How well-founded are the concerns expressed by the French president? Is it really vital for the EU to build some other defensive shield besides the fact that most of its members are united by military cooperation within NATO? And even to have, perhaps, its own nuclear deterrent system?
At the request of Caliber.Az, foreign observers undertook to comment on this situation.
Greg Simons, Ph.D. (Sweden), a political scientist, immediately noted that Macron is doing nothing more than campaigning.
"He is very unpopular, so he is trying to create a false image of France as a European leader independent of the United States in order to exploit an artificial sense of pride that the French public might have," the analyst believes.
He said France, like Europe, has no reasonable or realistic financial basis to do what Macron brags about, and they also lack the political will.
"Europe is rapidly de-industrializing and facing various financial difficulties and crises related to the rising cost of living, inflation and so on. So this is a very simple and crude form of populist political propaganda that is not based on a realistic understanding of the financial and political possibilities and opportunities for France or even for the whole of Europe.
Moreover, Macron is trying to use the fear of China and Russia to mobilize and secure public consensus, just as the U.S. does. Europe is not capable of being a political or financial power independent of the US, especially now. Macron is overflowing with emotion and wild (unrealistic) predictions," Simons states.
German political scientist, professor at the WeltTrends Institute for International Politics (Potsdam) Alexander Rahr said in turn that Macron is dramatizing, Europe is not collapsing, and it will not go into oblivion.
"It is just that Europe does have to become different, but it is unlikely that Europe will remain the united Europe that the French and Germans want it to be. A United States of Europe - that idea remains a grand illusion. Most EU countries are not willing to share their national sovereignty. There are countries within Europe that cannot imagine European security without the American umbrella. Indeed, Europe has lived under American protection for 80 years, but this only applies to Western Europe.
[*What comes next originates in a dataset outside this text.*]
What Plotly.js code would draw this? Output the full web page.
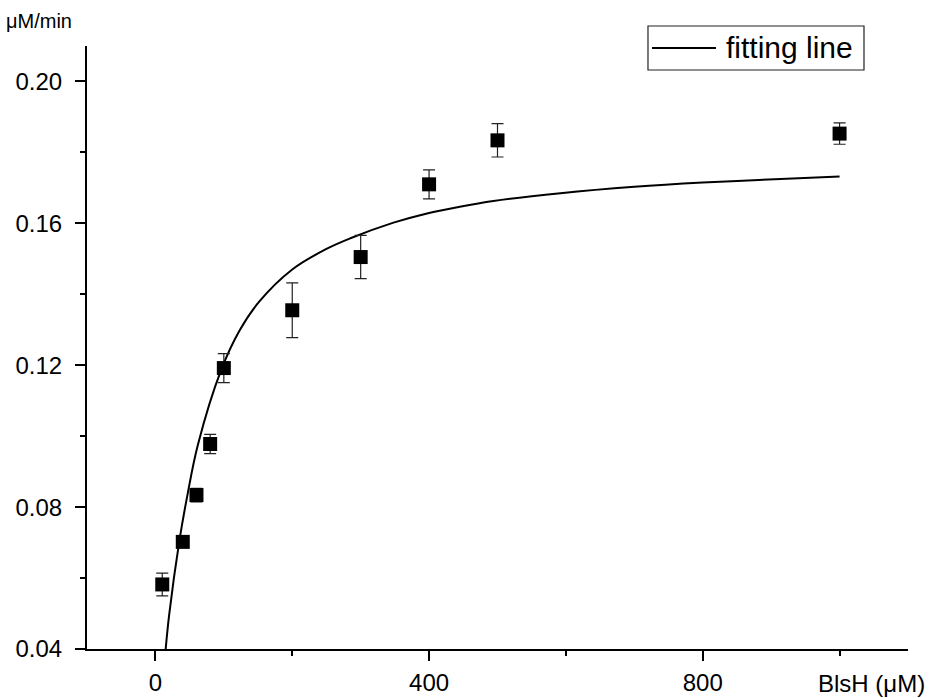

The Americans offer Europeans to divide security issues: the Americans are ready to contain China, even to go to war with China over Taiwan, while their European allies are expected to pursue a policy of containing Russia. The question arises, especially after another Macron speech: does Europe without America have the political will to build its own military power, its own army, its own nuclear missile shield and a common military command? I think that Europe will be divided on this issue, apparently, and NATO in the form it is now will not exist any further," Rahr believes.
But this is a long process, he added.
"Those countries that are ready to invest a lot of money in their security and will want to create a new military power for Europe will make military alliances among themselves. So, for example, Britain, Poland, France, Romania and the Baltic states will almost certainly create some kind of intra-European military alliance that will operate in isolation from the United States. Europe will become similar to the one that existed after World War I.
Other countries, realizing that America will no longer be able to protect them the way they used to, will take a different path: they will declare neutrality and try to normalize relations with Russia and the CSTO - return to the idea of détente," the professor believes.
As for Macron's speech, it seems to him that France is already too weak to play first fiddle in Europe, especially on the security issue.
"Germany has the money to arm Europe, but there is not enough political will there to do so. Look: while Macron wants to send his troops into Ukraine and may even decide to do so at some point, the Germans want to focus primarily on Ukraine's economic recovery, on pulling Ukraine into the European Union rather than into NATO.
Does all this mean that Russia will defeat NATO and the EU? I think not. It would already be a great diplomatic and historical success for Russia if the US does reduce its military presence in Europe. I doubt Russia will move its army beyond Ukraine's borders. There will come a moment, though not now, when a number of EU countries and Russia itself will think seriously about a new European security architecture," Rahr concluded.